Fox has found an array $$$p_1, p_2, \ldots, p_n$$$, that is a permutation of length $$$n^\dagger$$$ of the numbers $$$1, 2, \ldots, n$$$. She wants to sort the elements in increasing order. Cat wants to help her — he is able to swap any two numbers $$$x$$$ and $$$y$$$ in the array, but only if $$$l \leq x + y \leq r$$$ (note that the constraint is imposed on the values of the elements, not their positions). He can make such swaps any number of times.

They don't know the numbers $$$l$$$, $$$r$$$ yet, they only know that it's true that $$$1 \leq l \leq r \leq 2 \cdot n$$$.

You are given the number $$$n$$$ and the array $$$p_1, p_2, \ldots, p_n$$$. Determine how many pairs $$$(l, r)$$$ satisfying the conditions are there such that you can sort the permutation if you can only swap two number $$$(x, y)$$$ such that $$$l \leq x + y \leq r$$$ (arbitrary number of times, possibly $$$0$$$).
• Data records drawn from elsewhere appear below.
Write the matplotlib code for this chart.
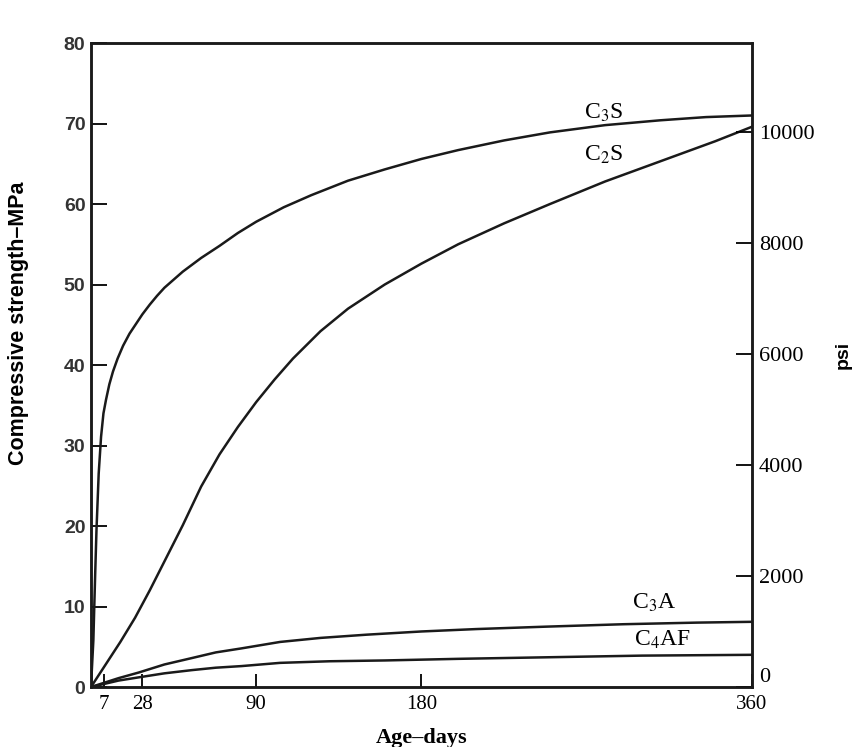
import matplotlib
matplotlib.use("Agg")
from matplotlib import pyplot as plt

# valores (idade em dias, resistencia em MPa)
dias_c3s = [0, 1.3, 1.8, 2.3, 3.0, 4.2, 5.5, 6.8, 8.2, 10, 12, 14.5, 17.5, 21, 24.5, 28, 32, 36, 40,
            50, 60, 70, 80, 90, 105, 120, 140, 160, 180, 200, 225, 250, 280, 310, 335, 360]
mpa_c3s = [0, 5.8, 10.0, 14.1, 19.5, 26.5, 31.1, 34.0, 35.7, 37.6, 39.2, 40.8, 42.4, 43.9, 45.1, 46.3, 47.5, 48.6, 49.6,
           51.6, 53.3, 54.8, 56.4, 57.8, 59.6, 61.1, 62.9, 64.3, 65.6, 66.7, 67.9, 68.9, 69.8, 70.4, 70.8, 71.0]

dias_c2s = [0, 8, 16, 24, 32, 40, 50, 60, 70, 80, 90, 100, 110, 125, 140, 160, 180, 200, 225, 250, 280, 310, 340, 360]
mpa_c2s = [0, 2.8, 5.6, 8.6, 12.0, 15.6, 20.1, 24.9, 28.9, 32.3, 35.4, 38.2, 40.8, 44.2, 47.0, 50.0, 52.6, 55.0,
           57.6, 60.0, 62.8, 65.3, 67.8, 69.6]

dias_c3a = [0, 15, 26, 40, 55, 68, 82, 103, 125, 150, 180, 210, 248, 290, 330, 360]
mpa_c3a = [0, 1.1, 1.8, 2.8, 3.6, 4.3, 4.8, 5.6, 6.1, 6.5, 6.9, 7.2, 7.5, 7.8, 8.0, 8.1]

dias_c4af = [0, 15, 26, 40, 55, 68, 82, 103, 130, 160, 200, 250, 300, 360]
mpa_c4af = [0, 0.8, 1.2, 1.7, 2.1, 2.4, 2.6, 3.0, 3.2, 3.3, 3.5, 3.7, 3.9, 4.0]

xticks = [7, 28, 90, 180, 360]
yticks = [0, 10, 20, 30, 40, 50, 60, 70, 80]
psi_ticks = [0, 2000, 4000, 6000, 8000, 10000]
PSI_POR_MPA = 145.04

plt.rcParams['mathtext.fontset'] = 'stix'

fig = plt.figure(figsize=(8.55, 7.47), dpi=100)
ax = fig.add_axes([0.1064, 0.0803, 0.7731, 0.8621])

for d, v in [(dias_c3s, mpa_c3s), (dias_c2s, mpa_c2s), (dias_c3a, mpa_c3a), (dias_c4af, mpa_c4af)]:
    ax.plot(d, v, color="#1a1a1a", lw=1.8, solid_capstyle="round", solid_joinstyle="round")

ax.set_xlim(0, 360)
ax.set_ylim(0, 80)
ax.set_xticks(xticks)
ax.set_xticklabels([str(t) for t in xticks], family="Liberation Serif", fontsize=15)
ax.set_yticks(yticks)
ax.set_yticklabels([str(t) for t in yticks], family="Liberation Sans", fontweight="bold",
                   fontsize=14, color="#333333")
ax.tick_params(axis="x", direction="in", length=9.5, width=1.3, pad=6)
ax.tick_params(axis="y", direction="in", length=11.5, width=1.3, pad=4)
for s in ax.spines.values():
    s.set_linewidth(1.8)
    s.set_color("#1a1a1a")

ax.set_xlabel("Age–days", family="Liberation Serif", fontweight="bold", fontsize=16)
ax.xaxis.set_label_coords(0.5, -0.064)
ax.set_ylabel("Compressive strength–MPa", family="Liberation Sans", fontweight="bold", fontsize=15.5)
ax.yaxis.set_label_coords(-0.094, 0.565)

ax2 = ax.twinx()
ax2.set_ylim(0, 80 * PSI_POR_MPA)
ax2.set_yticks(psi_ticks)
ax2.set_yticklabels([str(t) for t in psi_ticks], family="Liberation Serif", fontsize=16)
ax2.tick_params(axis="y", direction="in", length=11.5, width=1.3, pad=5)
ax2.get_yticklabels()[0].set_va("bottom")
for s in ax2.spines.values():
    s.set_linewidth(1.8)
    s.set_color("#1a1a1a")
ax2.set_ylabel("psi", family="Liberation Sans", fontweight="bold", fontsize=14)
ax2.yaxis.set_label_coords(1.125, 0.516)

ax.text(279, 71.3, r"C$_3$S", family="Liberation Serif", fontsize=17, ha="center", va="center")
ax.text(279, 66.1, r"C$_2$S", family="Liberation Serif", fontsize=17, ha="center", va="center")
ax.text(307, 10.4, r"C$_3$A", family="Liberation Serif", fontsize=17, ha="center", va="center")
ax.text(311, 5.8, r"C$_4$AF", family="Liberation Serif", fontsize=17, ha="center", va="center")

fig.savefig("out.png", dpi=100)
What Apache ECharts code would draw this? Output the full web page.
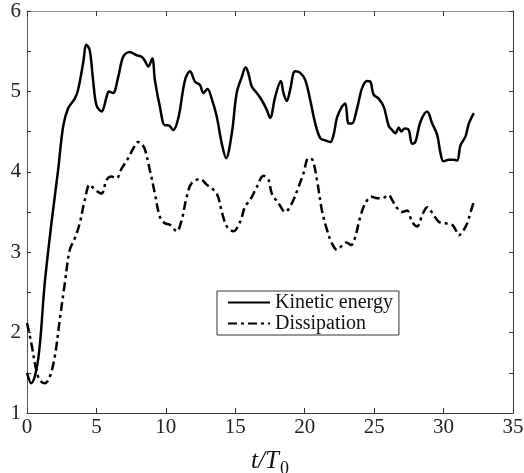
<!DOCTYPE html>
<html>
<head>
<meta charset="utf-8">
<script src="https://cdn.jsdelivr.net/npm/echarts@6/dist/echarts.min.js"></script>
<style>
html,body{margin:0;padding:0;background:#fff;}
#chart{width:524px;height:473px;}
</style>
</head>
<body>
<div id="chart"></div>
<script>
// t/T0 , value pairs
var kineticEnergy = [
[0,1.5],[0.3,1.37],[0.8,1.66],[1.28,2.62],[1.76,3.36],[2.24,4.02],[2.6,4.56],[2.96,4.79],[3.44,4.91],[3.68,5.02],
[4.04,5.35],[4.28,5.58],[4.52,5.51],[4.76,5.14],[5.0,4.83],[5.37,4.75],[5.73,4.93],[5.9,5.0],[6.2,4.98],[6.57,5.18],
[6.93,5.43],[7.4,5.49],[7.89,5.45],[8.25,5.43],[8.49,5.38],[8.73,5.31],[9.02,5.41],[9.21,5.14],[9.57,4.81],[9.93,4.58],
[10.17,4.58],[10.53,4.52],[10.9,4.67],[11.38,5.14],[11.74,5.25],[12.1,5.12],[12.46,5.08],[12.7,4.98],[13.0,5.03],[13.3,4.91],
[13.66,4.69],[14.03,4.35],[14.34,4.17],[14.75,4.48],[15.1,4.98],[15.47,5.18],[15.75,5.30],[15.95,5.22],[16.19,5.06],[16.55,4.98],
[16.91,4.89],[17.27,4.77],[17.51,4.67],[17.87,4.93],[18.28,5.13],[18.47,4.98],[18.71,4.88],[18.95,5.02],[19.31,5.25],[19.68,5.23],
[20.04,5.14],[20.4,4.89],[20.76,4.60],[21.12,4.42],[21.48,4.39],[21.84,4.37],[22.08,4.46],[22.32,4.67],[22.68,4.81],[22.92,4.85],
[23.16,4.60],[23.4,4.60],[23.77,4.79],[24.13,5.04],[24.49,5.13],[24.73,5.12],[24.96,4.96],[25.32,4.91],[25.69,4.81],[26.05,4.57],
[26.29,4.52],[26.53,4.48],[26.77,4.55],[26.96,4.50],[27.2,4.54],[27.49,4.52],[27.73,4.35],[27.97,4.37],[28.33,4.62],[28.82,4.75],
[29.18,4.60],[29.54,4.46],[29.78,4.23],[30.01,4.13],[30.38,4.15],[30.74,4.15],[30.98,4.14],[31.22,4.33],[31.58,4.44],[31.82,4.60],
[32.18,4.73]
];
var dissipation = [
[0,2.12],[0.31,1.87],[0.67,1.53],[0.92,1.41],[1.28,1.37],[1.64,1.45],[2.0,1.70],[2.36,2.16],[2.72,2.61],[3.08,3.03],
[3.44,3.17],[3.8,3.36],[4.16,3.65],[4.52,3.84],[4.88,3.78],[5.37,3.73],[5.73,3.90],[6.09,3.94],[6.45,3.92],[6.81,4.04],
[7.29,4.17],[7.65,4.29],[8.01,4.37],[8.25,4.35],[8.49,4.28],[8.85,4.02],[9.21,3.73],[9.57,3.44],[9.93,3.36],[10.3,3.34],
[10.78,3.26],[11.14,3.40],[11.5,3.69],[11.86,3.86],[12.46,3.91],[12.94,3.84],[13.66,3.73],[14.03,3.50],[14.39,3.32],[14.86,3.26],
[15.35,3.38],[15.71,3.57],[16.07,3.65],[16.55,3.81],[17.03,3.95],[17.39,3.90],[17.63,3.73],[18.11,3.61],[18.59,3.50],[19.08,3.61],
[19.55,3.81],[19.91,3.98],[20.27,4.17],[20.56,4.15],[20.88,3.90],[21.24,3.52],[21.6,3.28],[21.96,3.11],[22.32,3.03],[22.68,3.08],
[22.99,3.12],[23.35,3.09],[23.64,3.19],[24.0,3.44],[24.37,3.61],[24.8,3.69],[25.21,3.67],[25.57,3.67],[26.05,3.71],[26.29,3.65],
[26.65,3.55],[27.01,3.50],[27.37,3.52],[27.73,3.38],[28.1,3.32],[28.46,3.46],[28.82,3.56],[29.18,3.49],[29.65,3.38],[30.14,3.36],
[30.62,3.34],[30.86,3.28],[31.1,3.21],[31.46,3.28],[31.7,3.36],[31.95,3.50],[32.18,3.63]
];
var seriesNames = ['Kinetic energy', 'Dissipation'];
var xRange = [0, 35, 5];
var yRange = [1, 6, 0.5];

var FONT = '"Liberation Serif", "Times New Roman", Times, "DejaVu Serif", serif';
var chart = echarts.init(document.getElementById('chart'), null, {renderer: 'canvas'});

function xAx(pos, showLabel, lineColor) {
  return {
    type: 'value', position: pos, min: xRange[0], max: xRange[1], interval: xRange[2],
    axisLine: {show: true, onZero: false, lineStyle: {color: lineColor, width: 1}},
    axisTick: {show: true, inside: true, length: 5, lineStyle: {color: '#333'}},
    axisLabel: {show: showLabel, fontFamily: FONT, fontSize: 21, color: '#222', margin: 4},
    splitLine: {show: false}
  };
}
function yAx(pos, showLabel, lineColor) {
  return {
    type: 'value', position: pos, min: yRange[0], max: yRange[1], interval: yRange[2],
    axisLine: {show: true, onZero: false, lineStyle: {color: lineColor, width: 1}},
    axisTick: {show: true, inside: true, length: 4, lineStyle: {color: '#333'}},
    axisLabel: {show: showLabel, fontFamily: FONT, fontSize: 21, color: '#222', margin: 6,
      formatter: function (v) { return Math.abs(v - Math.round(v)) < 1e-9 ? String(Math.round(v)) : ''; }},
    splitLine: {show: false}
  };
}

var xBottom = xAx('bottom', true, '#333');
xBottom.name = '{i|t/T}{s|0}';
xBottom.nameLocation = 'middle';
xBottom.nameGap = 36;
xBottom.nameTextStyle = {
  rich: {
    i: {fontFamily: FONT, fontStyle: 'italic', fontSize: 25, lineHeight: 28, color: '#111', verticalAlign: 'top'},
    s: {fontFamily: FONT, fontSize: 18, lineHeight: 18, color: '#111', verticalAlign: 'top', padding: [11, 0, 0, 1]}
  }
};

var option = {
  animation: false,
  backgroundColor: '#fff',
  grid: {left: 27, right: 11, top: 11, bottom: 60, containLabel: false, outerBoundsMode: 'none'},
  xAxis: [xBottom, xAx('top', false, '#999')],
  yAxis: [yAx('left', true, '#555'), yAx('right', false, '#333')],
  legend: {
    orient: 'vertical', left: 217, top: 291,
    data: seriesNames,
    backgroundColor: '#fff',
    borderColor: '#333', borderWidth: 1, borderRadius: 0,
    padding: [1, 6, 1, 10],
    itemWidth: 42, itemHeight: 14, itemGap: 0,
    itemStyle: {opacity: 0},
    lineStyle: {width: 2},
    textStyle: {fontFamily: FONT, fontSize: 20, lineHeight: 21, color: '#111'}
  },
  series: [
    {
      name: seriesNames[0], type: 'line', data: kineticEnergy, xAxisIndex: 0, yAxisIndex: 0,
      showSymbol: false, symbol: 'none', smooth: 0.35,
      lineStyle: {color: '#000', width: 2.5, type: 'solid'}, itemStyle: {color: '#000'}
    },
    {
      name: seriesNames[1], type: 'line', data: dissipation, xAxisIndex: 0, yAxisIndex: 0,
      showSymbol: false, symbol: 'none', smooth: 0.35,
      lineStyle: {color: '#000', width: 2.5, type: [9, 4, 3, 4]}, itemStyle: {color: '#000'}
    }
  ]
};
chart.setOption(option);
</script>
</body>
</html>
$$$^\dagger$$$ A permutation of length $$$n$$$ is an array consisting of $$$n$$$ distinct integers from $$$1$$$ to $$$n$$$ in arbitrary order. For example, $$$[2,3,1,5,4]$$$ is a permutation, but $$$[1,2,2]$$$ is not a permutation ($$$2$$$ appears twice in the array), and $$$[1,3,4]$$$ is also not a permutation ($$$n=3$$$ but there is $$$4$$$ in the array).